What are your visitors searching for, but not finding?
This question is answerable in your GA4 account. We just need to see which pages with searches (page path + query string) were also exit pages.
So we need to add the Exits metric to our exploration.
- In the variables column on the left, click the plus next to Metrics.
- A list of metrics will slide in from the right. Search for “Exits”
- Check the box next to Exits
- Click the blue “Import” button in the top right corner.
- Now drag the Exits metric into the “Values” box in Tab Settings.
- Sort by Exits (descending)
Here’s what you’ll see:
Now you’re looking at a list of what people search for and the last page they visited. You can tell right away that some people are looking for unicorns, but not finding any.

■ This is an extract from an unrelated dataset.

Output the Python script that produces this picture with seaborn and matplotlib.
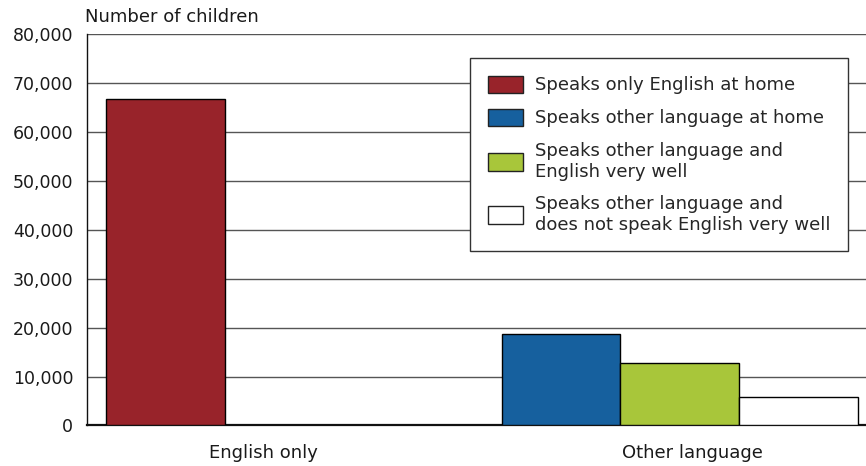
import matplotlib
matplotlib.use("Agg")
import matplotlib.pyplot as plt
import pandas as pd
import seaborn as sns
from matplotlib.ticker import FuncFormatter

# Children by language spoken at home
groups = ["English only", "Other language", "Other language", "Other language"]
series = [
    "Speaks only English at home",
    "Speaks other language at home",
    "Speaks other language and\nEnglish very well",
    "Speaks other language and\ndoes not speak English very well",
]
counts = [66700, 18700, 12700, 5900]
colors = ["#98232a", "#16609e", "#a8c63a", "#ffffff"]
category_labels = ["English only", "Other language"]
y_ticks = [0, 10000, 20000, 30000, 40000, 50000, 60000, 70000, 80000]

df = pd.DataFrame({"group": groups, "series": series, "count": counts})

sns.set_theme(style="white")
plt.rcParams["font.family"] = ["DejaVu Sans"]
plt.rcParams["font.size"] = 13

fig = plt.figure(figsize=(8.66, 4.66), dpi=100)
ax = fig.add_axes([0.1005, 0.087, 0.8995, 0.84])

sns.barplot(
    data=df, x="group", y="count", hue="series",
    order=category_labels, hue_order=series,
    palette=colors, saturation=1, errorbar=None,
    width=1.715, gap=0, edgecolor="black", linewidth=1,
    ax=ax, zorder=3,
)

ax.set_ylim(0, 80000)
ax.set_yticks(y_ticks)
ax.yaxis.set_major_formatter(FuncFormatter(lambda v, p: f"{int(v):,}"))
ax.set_xlim(-0.927, 1.888)
# category names sit centred under each cluster's occupied bars
ax.set_xticks([-0.29, 1.26])
ax.set_xticklabels(category_labels)
ax.set_xlabel("")
ax.set_ylabel("")
ax.tick_params(axis="x", length=0, pad=13, labelsize=13, colors="#1a1a1a")
ax.tick_params(axis="y", length=0, pad=10, labelsize=12.5, colors="#1a1a1a")

ax.yaxis.grid(True, color="#555555", linewidth=1)
ax.set_axisbelow(True)
for s in ["top", "right"]:
    ax.spines[s].set_visible(False)
ax.spines["left"].set_color("#111111")
ax.spines["left"].set_linewidth(1)
ax.spines["bottom"].set_color("#111111")
ax.spines["bottom"].set_linewidth(1.6)

old = ax.get_legend()
handles = list(old.legend_handles)
labels = [t.get_text() for t in old.texts]
old.remove()
for h in handles:
    h.set_edgecolor("#222222")
    h.set_linewidth(1)
leg = ax.legend(
    handles, labels, loc="upper right", bbox_to_anchor=(0.977, 0.939),
    frameon=True, fancybox=False, framealpha=1, edgecolor="#333333",
    fontsize=13, handlelength=1.95, handleheight=1.1, handletextpad=0.65,
    labelspacing=0.79, borderpad=0.98, borderaxespad=0,
)
leg.get_frame().set_linewidth(1)
leg.set_zorder(5)

fig.text(85 / 866, 1 - 17 / 466, "Number of children", ha="left", va="center",
         fontsize=13, color="#1a1a1a")

fig.savefig("out.png", dpi=100)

They never clicked. They left without the information they needed. That’s why we call this The Report of Broken Dreams. It shows you what your visitors searched for, but did not find. This is actually one of several ways to do site search analysis using GA4.
Action! This should be an easy fix now that you have search exit data.
- Search for the phrase yourself. What do the search results show?
- If you don’t already have a page on this topic, make one!
- If you do have a page but it’s not ranking, update the page so it ranks higher for that keyword in your site search results. Put the phrase in the title, header and body text.
- Now search again. All better?
Site search SEO is a type of optimization that everyone should love. Make your own content rank in your own search tool on your own website.
Your visitors are telling you something. Use GA4 to listen.
They’re trying to tell you something through your Analytics data. That’s really all Analytics is: information about the behavior of your visitors.
If your website was a physical space, you could sit back and watch them. See if they struggle to move around, to find things and to buy.
The good news? Those clues are just a few clicks away.